Les numéros du Journal satirique illustré hebdomadaire Le Rire, publié entre 1894 et 1924, et aujourd’hui en accès libre sur le site Gallica de la Bibliothèque nationale de France, contiennent quelques dessins de juges, procureurs, avocats, avoués et jurés, accompagnés de légendes souvent « vachardes ». Voici, en six envois (un par jour) ou post (avec ou sans « s » ?), les plus présentables et compréhensibles, sachant que l’humour de ce journal est attaché à l’actualité ainsi qu’aux modes de vie et de pensées de la Belle Époque (les gens de justice, les prêtres et les soldats étaient pour les journaux humoristiques de ces années, des parasites présumés responsables de l'état injuste et inégalitaire de la société).
2 La gaffe
- Mon mari m’a souvent parlé de vous, monsieur, comme d’un avocat d’un très grand avenir !
(Le Rire, 1er octobre 1910. Dessin de H. Dangon).
3 Chez l’avoué
- Mon mari est un c…, une m…, un s… Mais il est inutile de vous parler de lui, n’est-ce pas ?... Je sais que j’emploierais à son égard des termes tout à fait grossiers…

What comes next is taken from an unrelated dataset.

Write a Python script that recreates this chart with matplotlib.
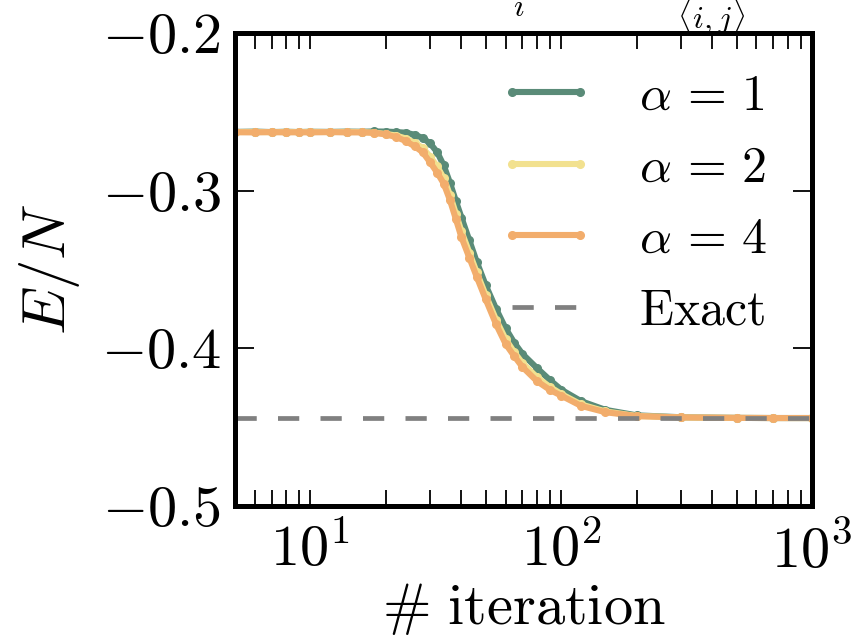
import matplotlib
matplotlib.use("Agg")
import matplotlib.pyplot as plt
from matplotlib.lines import Line2D
from matplotlib.legend_handler import HandlerLine2D

plt.rcParams["mathtext.fontset"] = "cm"
plt.rcParams["font.family"] = "serif"
plt.rcParams["font.serif"] = ["cmr10", "DejaVu Serif"]
plt.rcParams["axes.formatter.use_mathtext"] = True

# optimisation step at which each energy was recorded
iterations = [5, 6, 7, 8, 9, 10, 12, 14, 16, 18, 20, 22, 24, 26, 28, 30, 32, 34,
              36, 38, 40, 43, 46, 50, 55, 60, 65, 70, 80, 90, 100, 120, 150, 200,
              300, 500, 700, 1000]

# energy per site for the three hidden-unit densities
energy_alpha1 = [-0.2627, -0.2625, -0.2628, -0.2626, -0.2628, -0.2626, -0.2627, -0.2625,
                 -0.2626, -0.2624, -0.2625, -0.2628, -0.2632, -0.2645, -0.2665, -0.2700,
                 -0.2755, -0.2840, -0.2950, -0.3065, -0.3170, -0.3315, -0.3450, -0.3600,
                 -0.3750, -0.3873, -0.3965, -0.4035, -0.4125, -0.4200, -0.4262, -0.4335,
                 -0.4390, -0.4425, -0.4437, -0.4441, -0.4442, -0.4442]
energy_alpha2 = [-0.2628, -0.2627, -0.2629, -0.2627, -0.2628, -0.2627, -0.2628, -0.2627,
                 -0.2628, -0.2632, -0.2640, -0.2650, -0.2669, -0.2696, -0.2728, -0.2784,
                 -0.2846, -0.2920, -0.3027, -0.3145, -0.3258, -0.3392, -0.3517, -0.3663,
                 -0.3819, -0.3942, -0.4025, -0.4093, -0.4183, -0.4244, -0.4289, -0.4356,
                 -0.4400, -0.4429, -0.4438, -0.4441, -0.4442, -0.4442]
energy_alpha4 = [-0.2629, -0.2630, -0.2628, -0.2630, -0.2629, -0.2630, -0.2628, -0.2630,
                 -0.2630, -0.2633, -0.2643, -0.2660, -0.2685, -0.2718, -0.2755, -0.2820,
                 -0.2885, -0.2955, -0.3060, -0.3180, -0.3295, -0.3425, -0.3545, -0.3690,
                 -0.3848, -0.3972, -0.4050, -0.4118, -0.4208, -0.4263, -0.4300, -0.4365,
                 -0.4405, -0.4430, -0.4438, -0.4441, -0.4442, -0.4442]
exact_energy = -0.4443

series_labels = [r"$\alpha\,=\,1$", r"$\alpha\,=\,2$", r"$\alpha\,=\,4$"]
series_colors = ["#5a8b78", "#f2e18f", "#f2ad6c"]

yticks = [-0.5, -0.4, -0.3, -0.2]
ytick_labels = [r"$-0.5$", r"$-0.4$", r"$-0.3$", r"$-0.2$"]
xticks = [10, 100, 1000]
xtick_labels = [r"$10^{1}$", r"$10^{2}$", r"$10^{3}$"]

fig = plt.figure(figsize=(8.62, 6.36), dpi=100)
ax = fig.add_axes([0.2726, 0.2044, 0.6694, 0.7436])

for energies, label, color in zip([energy_alpha1, energy_alpha2, energy_alpha4],
                                  series_labels, series_colors):
    ax.plot(iterations, energies, color=color, lw=4.4, marker="o", ms=5.5,
            mec=color, mfc=color, label=label, solid_capstyle="round")

ax.axhline(exact_energy, color="#808080", lw=3.4, ls=(0, (4.5, 4.5)),
           label=r"$\mathrm{Exact}$")

ax.set_xscale("log")
ax.set_xlim(5, 1000)
ax.set_ylim(-0.5, -0.2)
ax.set_xticks(xticks)
ax.set_xticklabels(xtick_labels)
ax.set_yticks(yticks)
ax.set_yticklabels(ytick_labels)

for side in ax.spines.values():
    side.set_linewidth(3.6)

ax.tick_params(axis="both", which="both", direction="in", top=True, right=True,
               labelsize=42, width=1.3)
ax.tick_params(axis="y", which="major", length=14, pad=10)
ax.tick_params(axis="x", which="both", length=11.5, pad=12)
ax.tick_params(axis="y", which="minor", left=False, right=False)

ax.set_xlabel(r"$\#\ \mathrm{iteration}$", fontsize=42, labelpad=2)
ax.set_ylabel(r"$E/N$", fontsize=44, labelpad=14)

ax.legend(loc="upper right", bbox_to_anchor=(1.009, 1.019), frameon=False,
          fontsize=36, numpoints=2, handlelength=1.35, handletextpad=1.18,
          labelspacing=0.51, borderaxespad=0.6,
          handler_map={Line2D: HandlerLine2D(marker_pad=0)})

# Hamiltonian written above the panel
fig.text(0.6822, 1.0465,
         r"$H=-h\sum_{i}\sigma^x_i-J\sum_{\langle i,j\rangle}\sigma^z_i\sigma^z_j$",
         fontsize=33, ha="center", va="baseline")

fig.savefig("out.png", dpi=100)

(Le Rire, 14 décembre 1912. Dessin de A. Guillaume).
4 Les ouvriers jurés
- Qu’on m’fiche président à mortier* : j’suis maçon !
(Le Rire, 1er août 1908. Dessin de L. M.)
* Le mortier désignait une sorte de bonnet du chancelier de France, des grands présidents et des présidents des cours de justice pour marquer leur dignité. On les appelait alors présidents à mortier ou au mortier. Le mortier est également un terme de maçonnerie qui provient de ce que le mortier (sable et chaux mélangé pour lier les pierres d’un mur) se pile dans un mortier (vase à parois épaisses, creusé d'une cavité hémisphérique évasée par le haut, et dans lequel on écrase, à l'aide d'un pilon, des matières).
5 Le témoin
- Voyons mon enfant, dîtes nous ce que vous savez ?
- Moi, monsieur, je sais une fable toute entière et une autre à moitié.
(Le Rire, 18 juin 1911. Dessin de A. Névil)
6 L’avocat sans cause*
Un avocat avait
Un vêtement si laid,
Si sale et si pauvret,
Qu’on disait que c’était
Par pause.
Hélas ! on se trompait
Jamais il ne plaidait.
Or, tout le monde sait
Qu’on a point d’effet**
Sans cause.
(Miguel Zamachoïs)
(Le Rire, 28 septembre 1895)
* Dans le langage judiciaire, la cause désigne un procès ou une affaire qui se plaide. L’avocat sans cause est donc un avocat pauvre parce qu’il n’a aucun client.
** Le mot effet, dans les lois et la jurisprudence, est synonyme de conséquence ou application (La loi n’a point d’effet rétroactif). En terme courant, il désigne aussi bien un vêtement (La servante qui prend les effets de son maître, Bossuet, médit.1), qu’une impression morale (faire un bon ou un mauvais effet).